When you talk to people from Microsoft
They’re all “aw shucks” about Trace Flags.
- “Don’t really need’em!”
- “Eh, haven’t used one in years.”
- “Sometimes they’re good for troubleshooting, but…”
Then you hop on a managed instance (where you’re not allowed to turn Trace Flags on or off), and you see what they have turned on.

If you head over to Konstantin Taranov’s GitHub repo for Trace Flags, you can decode some of them.
Missing from the list:
- 2591
- 3447 (but 3448 is there, which is supposed to help fix an issue with hung Mirrored databases)
- 3978
- 4141
- 5521
- 7838
- 8037
- 8054
- 8057
- 8063
- 8065
- 9041
- 9537
- 9570
- 9883
- 9905
- 9934
- 9940
- 9941
See where I’m going with this? Konstantin has a GREAT LIST but there are still 19 unknowns enabled on every Managed Instance.

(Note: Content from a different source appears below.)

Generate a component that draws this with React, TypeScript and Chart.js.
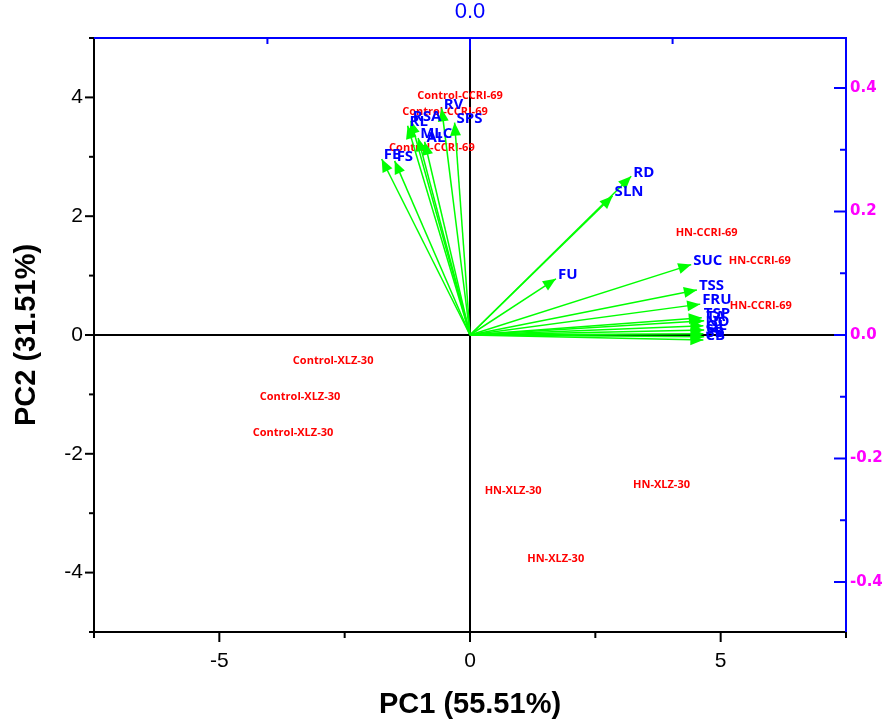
import React, { useEffect, useRef } from 'react';
import { Chart, registerables } from 'chart.js';

Chart.register(...registerables);

// ---- axis ticks ----
const X_TICKS = [-5, 0, 5];
const X_MINOR = [-7.5, -2.5, 2.5, 7.5];
const Y_TICKS = [-4, -2, 0, 2, 4];
const Y_MINOR = [-5, -3, -1, 1, 3, 5];
const Y2_TICKS = [-0.4, -0.2, 0, 0.2, 0.4];
const Y2_MINOR = [-0.3, -0.1, 0.1, 0.3];
const X2_TICKS = [0];
const X2_MINOR = [-0.25, 0.25];

// ---- sample scores (PC1, PC2) ----
const SCORE_GROUPS = ['Control-CCRI-69', 'HN-CCRI-69', 'Control-XLZ-30', 'HN-XLZ-30'];
const CONTROL_CCRI69_PC1 = [-0.2, -0.5, -0.76];
const CONTROL_CCRI69_PC2 = [4.02, 3.76, 3.15];
const HN_CCRI69_PC1 = [4.72, 5.78, 5.8];
const HN_CCRI69_PC2 = [1.72, 1.24, 0.49];
const CONTROL_XLZ30_PC1 = [-2.73, -3.39, -3.53];
const CONTROL_XLZ30_PC2 = [-0.44, -1.04, -1.65];
const HN_XLZ30_PC1 = [0.86, 3.82, 1.71];
const HN_XLZ30_PC2 = [-2.62, -2.53, -3.77];

// ---- variable loadings ----
const VARIABLES = ['RV', 'SPS', 'RSA', 'RL', 'MLC', 'AL', 'FE', 'FS', 'RD', 'SLN', 'FU', 'SUC', 'TSS', 'FRU', 'TSP', 'TA', 'NO', 'QL', 'SC', 'SB', 'CB'];
const LOAD_PC1 = [-0.035, -0.019, -0.073, -0.077, -0.064, -0.056, -0.109, -0.093, 0.199, 0.176, 0.106, 0.273, 0.28, 0.284, 0.286, 0.289, 0.288, 0.289, 0.288, 0.289, 0.288];
const LOAD_PC2 = [0.367, 0.344, 0.347, 0.339, 0.319, 0.313, 0.285, 0.282, 0.257, 0.225, 0.091, 0.114, 0.073, 0.05, 0.028, 0.023, 0.015, 0.008, 0.002, -0.003, -0.008];

const SCORE_X = [CONTROL_CCRI69_PC1, HN_CCRI69_PC1, CONTROL_XLZ30_PC1, HN_XLZ30_PC1];
const SCORE_Y = [CONTROL_CCRI69_PC2, HN_CCRI69_PC2, CONTROL_XLZ30_PC2, HN_XLZ30_PC2];

const ARROW_COLOR = '#00ff00';
const BLUE = '#0000ff';

const biplotPlugin = {
  id: 'biplot',
  beforeDatasetsDraw(chart: any) {
    const { ctx, chartArea: a, scales } = chart;
    ctx.save();
    ctx.strokeStyle = '#000';
    ctx.lineWidth = 2;
    const x0 = scales.x.getPixelForValue(0);
    const y0 = scales.y.getPixelForValue(0);
    ctx.beginPath();
    ctx.moveTo(x0, a.top);
    ctx.lineTo(x0, a.bottom);
    ctx.moveTo(a.left, y0);
    ctx.lineTo(a.right, y0);
    ctx.stroke();
    ctx.font = 'bold 11px "Open Sans", sans-serif';
    ctx.fillStyle = '#ff0000';
    ctx.textAlign = 'center';
    ctx.textBaseline = 'middle';
    chart.data.datasets.forEach((ds: any, i: number) => {
      if (ds.kind !== 'score') return;
      const meta = chart.getDatasetMeta(i);
      meta.data.forEach((pt: any) => ctx.fillText(ds.label, pt.x, pt.y));
    });
    ctx.restore();
  },
  afterDatasetsDraw(chart: any) {
    const { ctx } = chart;
    ctx.save();
    const L = 13;
    const W = 5.5;
    const labels: any[] = [];
    chart.data.datasets.forEach((ds: any, i: number) => {
      if (ds.kind !== 'arrow') return;
      const meta = chart.getDatasetMeta(i);
      const p0 = meta.data[0];
      const p1 = meta.data[1];
      const ang = Math.atan2(p1.y - p0.y, p1.x - p0.x);
      const c = Math.cos(ang);
      const s = Math.sin(ang);
      const bx = p1.x - L * c;
      const by = p1.y - L * s;
      ctx.fillStyle = ARROW_COLOR;
      ctx.beginPath();
      ctx.moveTo(p1.x, p1.y);
      ctx.lineTo(bx - W * s, by + W * c);
      ctx.lineTo(bx + W * s, by - W * c);
      ctx.closePath();
      ctx.fill();
      labels.push({ text: ds.label, x: p1.x + 2, y: p1.y - 4 });
    });
    ctx.font = 'bold 15px "Open Sans", sans-serif';
    ctx.fillStyle = BLUE;
    ctx.textAlign = 'left';
    ctx.textBaseline = 'middle';
    labels.forEach((l) => ctx.fillText(l.text, l.x, l.y));
    ctx.restore();
  },
  afterDraw(chart: any) {
    const { ctx, chartArea: a, scales } = chart;
    ctx.save();
    ctx.lineWidth = 2;
    // left & bottom (black)
    ctx.strokeStyle = '#000';
    ctx.beginPath();
    ctx.moveTo(a.left, a.top);
    ctx.lineTo(a.left, a.bottom);
    ctx.lineTo(a.right, a.bottom);
    ctx.stroke();
    Y_TICKS.forEach((v) => {
      const p = scales.y.getPixelForValue(v);
      ctx.beginPath(); ctx.moveTo(a.left - 9, p); ctx.lineTo(a.left, p); ctx.stroke();
    });
    Y_MINOR.forEach((v) => {
      const p = scales.y.getPixelForValue(v);
      ctx.beginPath(); ctx.moveTo(a.left - 5, p); ctx.lineTo(a.left, p); ctx.stroke();
    });
    X_TICKS.forEach((v) => {
      const p = scales.x.getPixelForValue(v);
      ctx.beginPath(); ctx.moveTo(p, a.bottom); ctx.lineTo(p, a.bottom + 10); ctx.stroke();
    });
    X_MINOR.forEach((v) => {
      const p = scales.x.getPixelForValue(v);
      ctx.beginPath(); ctx.moveTo(p, a.bottom); ctx.lineTo(p, a.bottom + 6); ctx.stroke();
    });
    // top & right (blue)
    ctx.strokeStyle = BLUE;
    ctx.beginPath();
    ctx.moveTo(a.left, a.top);
    ctx.lineTo(a.right, a.top);
    ctx.lineTo(a.right, a.bottom);
    ctx.stroke();
    Y2_TICKS.forEach((v) => {
      const p = scales.y2.getPixelForValue(v);
      ctx.beginPath(); ctx.moveTo(a.right - 12, p); ctx.lineTo(a.right, p); ctx.stroke();
    });
    Y2_MINOR.forEach((v) => {
      const p = scales.y2.getPixelForValue(v);
      ctx.beginPath(); ctx.moveTo(a.right - 6, p); ctx.lineTo(a.right, p); ctx.stroke();
    });
    X2_MINOR.forEach((v) => {
      const p = scales.x2.getPixelForValue(v);
      ctx.beginPath(); ctx.moveTo(p, a.top); ctx.lineTo(p, a.top + 6); ctx.stroke();
    });
    X2_TICKS.forEach((v) => {
      const p = scales.x2.getPixelForValue(v);
      ctx.beginPath(); ctx.moveTo(p, a.top); ctx.lineTo(p, a.top + 12); ctx.stroke();
    });
    ctx.restore();
  },
};

export default function App() {
  const ref = useRef<HTMLCanvasElement | null>(null);

  useEffect(() => {
    if (!ref.current) return;
    Chart.defaults.font.family = '"Liberation Sans", Arial, sans-serif';

    const datasets: any[] = [];
    SCORE_GROUPS.forEach((g, gi) => {
      datasets.push({
        kind: 'score',
        label: g,
        data: SCORE_X[gi].map((x, k) => ({ x, y: SCORE_Y[gi][k] })),
        pointRadius: 0,
        pointHoverRadius: 0,
        xAxisID: 'x',
        yAxisID: 'y',
      });
    });
    VARIABLES.forEach((v, i) => {
      datasets.push({
        kind: 'arrow',
        label: v,
        data: [{ x: 0, y: 0 }, { x: LOAD_PC1[i], y: LOAD_PC2[i] }],
        showLine: true,
        borderColor: ARROW_COLOR,
        borderWidth: 1.5,
        pointRadius: 0,
        pointHoverRadius: 0,
        xAxisID: 'x2',
        yAxisID: 'y2',
      });
    });

    const tickFont = { family: '"Liberation Sans", Arial, sans-serif', size: 21 };
    const titleFont = { family: '"Liberation Sans", Arial, sans-serif', size: 29, weight: 'bold' as const };
    const noGrid = { display: false, drawTicks: false, tickLength: 0 };

    const chart = new Chart(ref.current, {
      type: 'scatter',
      data: { datasets },
      options: {
        animation: false,
        responsive: false,
        layout: { padding: 0 },
        plugins: { legend: { display: false }, tooltip: { enabled: false } },
        scales: {
          x: {
            type: 'linear',
            position: 'bottom',
            min: -7.5,
            max: 7.5,
            grid: noGrid,
            border: { display: false },
            afterBuildTicks: (s: any) => { s.ticks = X_TICKS.map((value) => ({ value })); },
            afterFit: (s: any) => { s.height = 91; },
            ticks: { font: tickFont, color: '#000', padding: 17, maxRotation: 0, autoSkip: false, callback: (v: any) => String(v) },
            title: { display: true, text: 'PC1 (55.51%)', font: titleFont, color: '#000', padding: { top: 0, bottom: 1 } },
          },
          y: {
            type: 'linear',
            position: 'left',
            min: -5,
            max: 5,
            grid: noGrid,
            border: { display: false },
            afterBuildTicks: (s: any) => { s.ticks = Y_TICKS.map((value) => ({ value })); },
            afterFit: (s: any) => { s.width = 94; },
            ticks: { font: tickFont, color: '#000', padding: 11, autoSkip: false, callback: (v: any) => String(v) },
            title: { display: true, text: 'PC2 (31.51%)', font: titleFont, color: '#000', padding: { top: 10, bottom: 0 } },
          },
          x2: {
            type: 'linear',
            position: 'top',
            min: -0.464,
            max: 0.464,
            grid: noGrid,
            border: { display: false },
            afterBuildTicks: (s: any) => { s.ticks = X2_TICKS.map((value) => ({ value })); },
            afterFit: (s: any) => { s.height = 38; },
            ticks: { font: { family: '"Liberation Sans", Arial, sans-serif', size: 22 }, color: BLUE, padding: 13, autoSkip: false, maxRotation: 0, callback: (v: any) => Number(v).toFixed(1) },
          },
          y2: {
            type: 'linear',
            position: 'right',
            min: -0.481,
            max: 0.481,
            grid: noGrid,
            border: { display: false },
            afterBuildTicks: (s: any) => { s.ticks = Y2_TICKS.map((value) => ({ value })); },
            afterFit: (s: any) => { s.width = 50; },
            ticks: { font: { family: '"DejaVu Sans", sans-serif', size: 15, weight: 'bold' }, color: '#ff00ff', padding: 4, autoSkip: false, callback: (v: any) => Number(v).toFixed(1) },
          },
        },
      } as any,
      plugins: [biplotPlugin],
    });
    return () => chart.destroy();
  }, []);

  return (
    <div style={{ position: 'absolute', left: 0, top: 0, width: 896, height: 723, background: '#fff' }}>
      <canvas ref={ref} width={896} height={723} />
    </div>
  );
}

Kinda makes you wonder what all these Trace Flags are up to behind the Redmond Curtain.
If you know what any of them do, feel free to leave a comment — or better yet, add an Issue for Konstantin so he can keep his list up to date.
Some of them are startup Trace Flags, so if you’re aiming to do some poking around, it may not help you to just flip them on.

Thanks for reading!
5 Comments. Leave new
i’m not familiar with any of those yet… but i’m really surprised that 4199 isn’t in the list of enabled trace flags. Even though the database scoped config option QUERY_OPTIMIZER_HOTFIXES *should* be equivalent… cases of it being late and having to catch up keep being discovered.
I’m not either, but perhaps they’d be helpful to people suffering from VM Problems®
😉
I can’t believe it took me 5 years to notice this XTC reference. Trace Flags on MI still haunt us all.
Andrew Notarian, Mayor of Simpleton
And days later, I’m still singing that dang song, hahaha.